I find your statement that there "may be a very large population" of early black holes that have now grown to "upwards of 1.5 MSols" black holes very interesting.
With much less knowledge than you obviously have, I postulated a dark mass of 2.2MSols was now approaching our solar system in a book I wrote, trying to attract more students, who are now totally uninterested in science, to become more interested in the sciences, by scaring (slight gravitationally induced change in Earth's orbit causes rapid onset ice age - Northern summers too cold to all melt prior winter's ice, etc.) them a little. (I'm a retired physics prof/ researcher.) All the physics in book is valid, but woven into a scary story, and perhaps not "very highly improbable" as I thought, if you are correct. Perhaps only "very improbable"
but most cosmic disasters stories are "quite improbable."

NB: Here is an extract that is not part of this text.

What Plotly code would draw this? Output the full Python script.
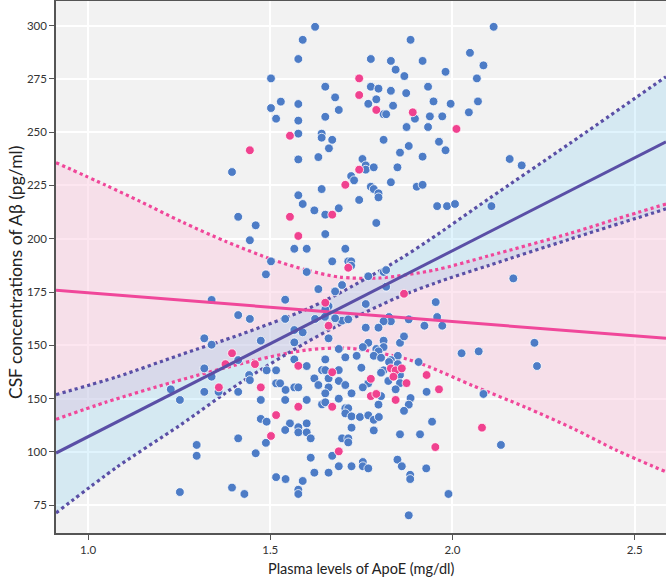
import plotly.graph_objects as go

# ---------------- data ----------------
blue_pts = [
    (1.623,299.4),(1.589,293.3),(1.577,284.3),(1.502,275.2),(1.651,271.3),(1.678,266.3),(1.529,264.3),
    (1.577,263.2),(1.502,261.3),(1.688,260.4),(1.516,256.3),(1.651,257.2),(1.577,255.4),(1.577,249.3),
    (1.641,249.3),(1.641,247.4),(1.670,246.4),(1.661,242.4),(1.577,237.2),(1.632,238.3),(1.395,231.3),
    (1.722,229.4),(1.730,227.4),(1.641,223.3),(1.577,220.4),(1.589,216.3),(1.621,213.3),(1.651,211.3),
    (1.688,214.3),(1.412,210.3),(1.460,206.3),(1.651,202.2),(1.444,199.3),(1.566,195.3),(1.600,195.3),
    (1.706,195.3),(1.502,189.4),(1.670,189.4),(1.714,189.4),(1.722,189.4),(1.722,187.4),(1.488,183.3),
    (1.600,184.4),(1.744,218.2),
    (2.113,299.4),(1.885,293.3),(2.048,287.2),(1.776,284.3),(1.831,283.4),(1.918,283.4),(2.085,281.3),
    (1.844,279.3),(1.981,278.3),(1.868,276.3),(2.067,275.2),(1.776,271.3),(1.797,270.4),(1.831,269.4),
    (1.933,271.3),(1.873,268.3),(1.791,265.4),(1.948,264.4),(2.070,264.4),(1.769,263.3),(1.837,262.4),
    (1.995,263.3),(1.811,258.4),(1.818,258.4),(1.938,257.4),(1.972,257.4),(2.045,259.3),(1.897,256.3),
    (1.874,252.4),(1.933,252.4),(1.811,246.4),(1.880,243.5),(1.963,245.5),(1.981,241.5),(1.856,240.4),
    (1.753,237.4),(1.762,234.4),(1.762,232.4),(1.784,233.5),(1.849,233.5),(1.918,238.5),(2.157,237.4),
    (2.190,234.4),(1.831,226.5),(1.776,224.4),(1.784,223.3),(1.797,221.3),(1.797,219.4),(1.902,224.4),
    (1.918,225.3),(1.958,215.3),(1.985,215.3),(2.007,216.3),(2.107,215.3),(1.791,207.4),(1.769,182.4),
    (1.811,184.4),(1.818,185.3),(2.167,181.4),
    (1.632,176.4),(1.697,178.3),(1.678,175.3),(1.339,171.3),(1.541,171.4),(1.660,168.4),(1.651,166.9),
    (1.412,164.2),(1.444,162.4),(1.541,162.4),(1.623,162.4),(1.650,163.4),(1.697,161.6),(1.678,162.7),
    (1.714,162.2),(1.566,157.2),(1.589,156.1),(1.660,153.3),(1.319,153.3),(1.474,152.2),(1.339,150.3),
    (1.566,151.4),(1.688,148.3),(1.319,139.2),(1.339,135.3),(1.412,143.1),(1.442,136.1),(1.444,133.7),
    (1.516,138.3),(1.490,138.3),(1.600,140.3),(1.651,143.4),(1.706,144.4),(1.737,145.1),(1.642,138.4),
    (1.651,138.4),(1.688,138.4),(1.621,134.5),(1.516,132.2),(1.527,132.2),(1.542,129.1),(1.566,130.3),
    (1.577,130.3),(1.632,131.4),(1.660,134.5),(1.688,133.3),(1.706,131.4),(1.723,127.5),(1.660,130.3),
    (1.651,127.5),(1.227,129.4),(1.252,124.4),(1.319,128.2),(1.358,128.2),(1.412,128.2),(1.474,124.4),
    (1.600,124.4),(1.642,122.3),(1.651,123.3),(1.706,120.5),(1.714,120.5),(1.706,118.1),(1.723,116.7),
    (1.474,115.5),(1.490,114.2),(1.554,113.4),(1.541,110.3),(1.577,111.6),(1.577,109.2),(1.600,113.4),
    (1.600,109.2),(1.723,111.4),(1.611,106.4),(1.412,106.4),(1.697,106.4),(1.714,106.4),(1.714,104.5),
    (1.298,103.3),(1.298,98.2),(1.488,104.3),(1.460,99.4),(1.670,98.2),(1.611,97.3),(1.688,93.3),
    (1.723,93.3),(1.621,90.3),(1.660,90.3),(1.516,88.2),(1.542,87.3),(1.589,86.4),(1.577,82.3),
    (1.577,80.3),(1.395,83.3),(1.429,80.3),(1.252,81.2),
    (1.954,170.3),(1.958,163.3),(1.972,159.2),(1.923,159.2),(1.880,162.2),(1.762,169.4),(1.818,177.5),
    (1.826,163.3),(1.831,161.3),(1.811,161.3),(1.797,158.3),(1.762,158.3),(1.769,151.2),(1.754,149.2),
    (1.811,152.2),(1.811,149.2),(1.791,148.3),(1.797,147.2),(1.784,145.1),(1.804,144.2),(1.856,151.2),
    (1.867,154.2),(1.850,145.1),(1.831,143.1),(1.826,142.2),(1.907,142.2),(1.850,141.2),(1.811,138.3),
    (1.804,137.2),(1.856,136.1),(1.824,133.3),(1.856,132.3),(1.769,132.2),(1.754,130.3),(1.844,129.4),
    (1.929,128.2),(1.804,126.2),(1.885,125.3),(1.880,122.2),(1.867,119.3),(1.797,122.2),(2.085,127.2),
    (2.025,146.3),(2.072,147.2),(2.225,151.2),(2.232,140.3),(1.746,116.4),(1.769,117.2),(1.784,115.1),
    (1.798,116.4),(1.784,110.1),(1.944,114.2),(1.856,108.3),(1.911,108.3),(2.133,103.3),(1.754,95.3),
    (1.754,93.3),(1.769,92.3),(1.849,96.4),(1.861,93.3),(1.884,89.3),(1.884,87.3),(1.928,92.3),
    (1.989,80.3),(1.880,70.3),(1.541,124.4),(1.566,143.4),(1.750,139.5),(1.688,125.0),
]
pink_pts = [
    (1.744,275.2),(1.744,267.4),(1.791,260.4),(1.891,259.3),(2.011,251.5),(1.554,248.3),(1.444,241.5),
    (1.744,232.4),(1.706,225.3),(1.670,211.3),(1.554,210.3),(1.577,201.3),(1.714,186.4),(1.651,170.0),
    (1.867,174.2),(1.660,159.2),(1.395,146.3),(1.377,141.2),(1.458,141.2),(1.577,140.4),(1.670,137.4),
    (1.474,130.3),(1.359,130.3),(1.577,121.2),(1.670,121.2),(1.516,117.3),(1.502,107.5),(1.688,100.3),
    (1.831,139.2),(1.844,138.3),(1.861,139.2),(1.838,135.3),(1.874,132.3),(1.776,134.3),(1.929,136.1),
    (1.963,129.4),(1.776,126.2),(1.791,127.2),(1.844,124.4),(2.081,111.4),(1.953,102.3),
]
blue_x = [p[0] for p in blue_pts]
blue_y = [p[1] for p in blue_pts]
pink_x = [p[0] for p in pink_pts]
pink_y = [p[1] for p in pink_pts]

# regression lines (end points read at the plot edges)
purple_fit_x = [0.912, 2.586]
purple_fit_y = [99.5, 245.5]
pink_fit_x = [0.912, 2.586]
pink_fit_y = [175.8, 153.3]

# confidence bands
purple_up_x = [0.912, 1.080, 1.252, 1.420, 1.595, 1.680, 1.851, 1.938, 2.100, 2.322, 2.586]
purple_up_y = [126.9, 135.3, 145.5, 155.2, 166.6, 173.6, 190.0, 199.6, 218.8, 244.7, 276.0]
purple_lo_x = [0.912, 1.080, 1.252, 1.420, 1.595, 1.680, 1.851, 1.952, 2.100, 2.322, 2.586]
purple_lo_y = [71.4, 93.0, 112.5, 132.7, 151.0, 158.8, 172.6, 179.2, 187.5, 199.8, 214.0]
pink_up_x = [0.912, 1.050, 1.143, 1.260, 1.380, 1.508, 1.600, 1.691, 1.800, 1.950, 2.100, 2.322, 2.450, 2.586]
pink_up_y = [235.7, 225.0, 217.5, 207.7, 198.6, 190.1, 185.3, 182.0, 181.6, 185.3, 192.0, 202.5, 209.3, 216.3]
pink_lo_x = [0.912, 1.050, 1.234, 1.453, 1.600, 1.720, 1.874, 1.938, 2.057, 2.200, 2.331, 2.450, 2.586]
pink_lo_y = [115.3, 123.4, 132.8, 142.8, 147.8, 148.6, 143.6, 139.8, 131.0, 121.0, 111.0, 100.8, 90.7]

y_tick_vals = [75, 100, 125, 150, 175, 200, 225, 250, 275, 300]
y_tick_text = ["75", "100", "150", "150", "175", "200", "225", "250", "275", "300"]
x_tick_vals = [1.0, 1.5, 2.0, 2.5]
x_tick_text = ["1.0", "1.5", "2.0", "2.5"]

# ---------------- styling ----------------
PURPLE = "#5a4fa6"
PINK = "#f0479a"
DOT_BLUE = "#4d7cc6"
DOT_PINK = "#f0428f"
FONT = "Lato"

fig = go.Figure()

# pink band
fig.add_trace(go.Scatter(x=pink_lo_x, y=pink_lo_y, mode="lines",
                         line=dict(width=0, shape="spline", smoothing=0.8), hoverinfo="skip", showlegend=False))
fig.add_trace(go.Scatter(x=pink_up_x, y=pink_up_y, mode="lines", fill="tonexty",
                         fillcolor="rgba(250,200,222,0.45)",
                         line=dict(width=0, shape="spline", smoothing=0.8), hoverinfo="skip", showlegend=False))
# blue band
fig.add_trace(go.Scatter(x=purple_lo_x, y=purple_lo_y, mode="lines",
                         line=dict(width=0, shape="spline", smoothing=0.8), hoverinfo="skip", showlegend=False))
fig.add_trace(go.Scatter(x=purple_up_x, y=purple_up_y, mode="lines", fill="tonexty",
                         fillcolor="rgba(70,190,245,0.17)",
                         line=dict(width=0, shape="spline", smoothing=0.8), hoverinfo="skip", showlegend=False))

# dotted CI lines
for xs, ys, col in [(pink_up_x, pink_up_y, PINK), (pink_lo_x, pink_lo_y, PINK),
                    (purple_up_x, purple_up_y, PURPLE), (purple_lo_x, purple_lo_y, PURPLE)]:
    fig.add_trace(go.Scatter(x=xs, y=ys, mode="lines",
                             line=dict(color=col, width=3.2, dash="dot", shape="spline", smoothing=0.8),
                             hoverinfo="skip", showlegend=False))

# points
fig.add_trace(go.Scatter(x=blue_x, y=blue_y, mode="markers",
                         marker=dict(size=8.8, color=DOT_BLUE, line=dict(color="white", width=0.8)),
                         showlegend=False))
fig.add_trace(go.Scatter(x=pink_x, y=pink_y, mode="markers",
                         marker=dict(size=8.8, color=DOT_PINK, line=dict(color="white", width=0.8)),
                         showlegend=False))

# fitted lines
fig.add_trace(go.Scatter(x=pink_fit_x, y=pink_fit_y, mode="lines",
                         line=dict(color=PINK, width=3), hoverinfo="skip", showlegend=False))
fig.add_trace(go.Scatter(x=purple_fit_x, y=purple_fit_y, mode="lines",
                         line=dict(color=PURPLE, width=3), hoverinfo="skip", showlegend=False))

fig.update_layout(
    width=666, height=579,
    margin=dict(l=56, r=0, t=1, b=46),
    paper_bgcolor="white", plot_bgcolor="#f2f2f2",
    font=dict(family=FONT, color="#333333", size=12),
    xaxis=dict(range=[0.912, 2.586], tickvals=x_tick_vals, ticktext=x_tick_text,
               showgrid=True, gridcolor="white", gridwidth=1.5, zeroline=False,
               showline=True, linecolor="#555555", linewidth=1.5, mirror=True,
               ticks="outside", ticklen=5, tickcolor="#555555", tickwidth=1.2,
               tickfont=dict(size=11.5, family=FONT, color="#333")),
    yaxis=dict(range=[62.0, 311.5], tickvals=y_tick_vals, ticktext=y_tick_text,
               showgrid=True, gridcolor="white", gridwidth=1.5, zeroline=False,
               showline=True, linecolor="#555555", linewidth=1.5,
               ticks="outside", ticklen=5, tickcolor="#555555", tickwidth=1.2,
               tickfont=dict(size=11.5, family=FONT, color="#333")),
    annotations=[
        dict(text="Plasma levels of ApoE (mg/dl)", xref="paper", yref="paper",
             x=0.5, y=-0.066, xanchor="center", yanchor="middle", showarrow=False,
             font=dict(size=14.5, family=FONT, color="#222")),
        dict(text="CSF concentrations of Aβ (pg/ml)", xref="paper", yref="paper",
             x=-0.066, y=0.49, xanchor="center", yanchor="middle", showarrow=False,
             textangle=-90, font=dict(size=17.5, family=FONT, color="#222")),
    ],
)

fig.write_html("out.html", config={"displayModeBar": False},
               post_script="document.body.style.margin='0';document.body.style.overflow='hidden';")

In addition to a small black hole, I also discussed the possibility that this space visitor could be a very old neutron star. Stating that it might currently be undetectable at 130 AU in reflected sunlight, except by the largest telescopes that were all tied up working at high magnification on distant objects /regions of space, because (1) it was no longer a pulsar or (2) was one with residual magnetic now too weak or mag field too well aligned with the spin axis to make detectable EM radiation, and or (3) had axis pointed nearly transversely to its trajectory toward solar system. I noted in book that if it formed with mass just above the max mass for a dwarf, (1.4Msol) it could have grown by slow (did not want it to get detectable hot again) accretion of Hydrogen and "cosmic dust" to the postulated 2.2Msol. From what you say about BHs, this postulated mass gain seems reasonable.
I of course tried to read you mass distribution reference, but find I don't know how. They are not web pages and I don't recognize the journal, if that is what they are. Suggestion, comments please.